Traditionally, scammers have used a technique called typosquatting.
For example, replacing the letter "L" with the number "1".
google[.]com becomes goog1e[.]com.

This has long been a problem for staff receiving phishing emails.
In a rush, staff mistake the domain name as legitimate and click when they shouldn't.

But there's a new game in town - Concept Squatting.
It's a problem for your customers, prospects and vendors.
Over Q1 2024, we've responded to over a dozen examples of this technique being used by scammers.

Concept Squatting

Domain names are how potential customers find your school or business online.
They are crucial brand identifiers.
Having the right domain is seen as critical to marketing success.
This is why Facebook paid $200,000 to buy the shorter facebook.com and moved away from the original thefacebook.com.

The domain name system is crowded, especially for short names ending with .com.
Over 150+ million domain names are registered.
And that is the root of the problem...

There should be more than enough domains to go around.
But there is unending competition for domain names.

Which has led brands to normalise extra words in domain names:

  • 74,000+ domain names use the try[brand name].com format.
  • 51,000+ domain names use the hello[brand name].com format.

This has allowed scammers and profiteers to exploit brand concepts and business activities to create new domain names that are easily confused with the original brand.

Let's use Fresh Security as an example.
Our primary domain is freshsec.com.
And we offer a range of cybersecurity products and services.

Before we founded the company:

  • freshsecuritysolutions[.]com existed - providing physical event security.
  • freshsecurity[.]com existed and is now for sale with an asking price of $8,800.

Both could easily be confused with our brand.
Which is why we have spent time and effort to ensure we appear in web searches correctly.

But let's broaden this and look at possible scam websites. How about:

  • freshsecservices[.]com
  • freshsecsolutions[.]com
  • freshsecuritysolution[.]com
  • freshseccyber[.]com
  • fresh-security[.]com
  • freshsec-mssp[.]com
  • and so on...

Each one is plausible as the domain name for a company called Fresh Sec Limited that works in cybersecurity.

In new research, we found over 2,000,000 combinations for a single company - using their business name and the sector they worked in.
When focusing on concepts - the range of possibilities is vast.

Then, of course, there are the endings - we have only covered .com so far...


Each of those 2 million concept combinations could be combined with any generic endings - like .com, .net, .org, etc.
There are also country-specific endings in which the business operates, like .co, .co.uk, and .uk.

What's the Solution?

Historically - the answer has been to buy the most common misspellings of a domain.
But this approach is economically unviable.
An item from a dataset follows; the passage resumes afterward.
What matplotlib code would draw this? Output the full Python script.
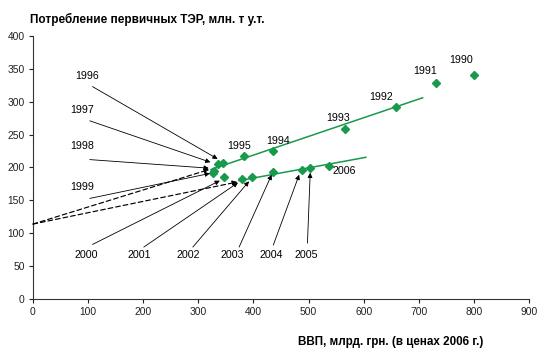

The solution brands are left with is active monitoring.
A three-step process of:

  1. Regularly searching to discover domain names that could infringe on trademarks or be used by scammers.
  2. Monitoring for changes or activities on the discovered domains that indicate preparations are being made to conduct a fraud.
  3. Once a fraud or scam is taking place - work with the registrar to remove the domain.

The scale of Concept Squatting is challenging, but active monitoring can and will help.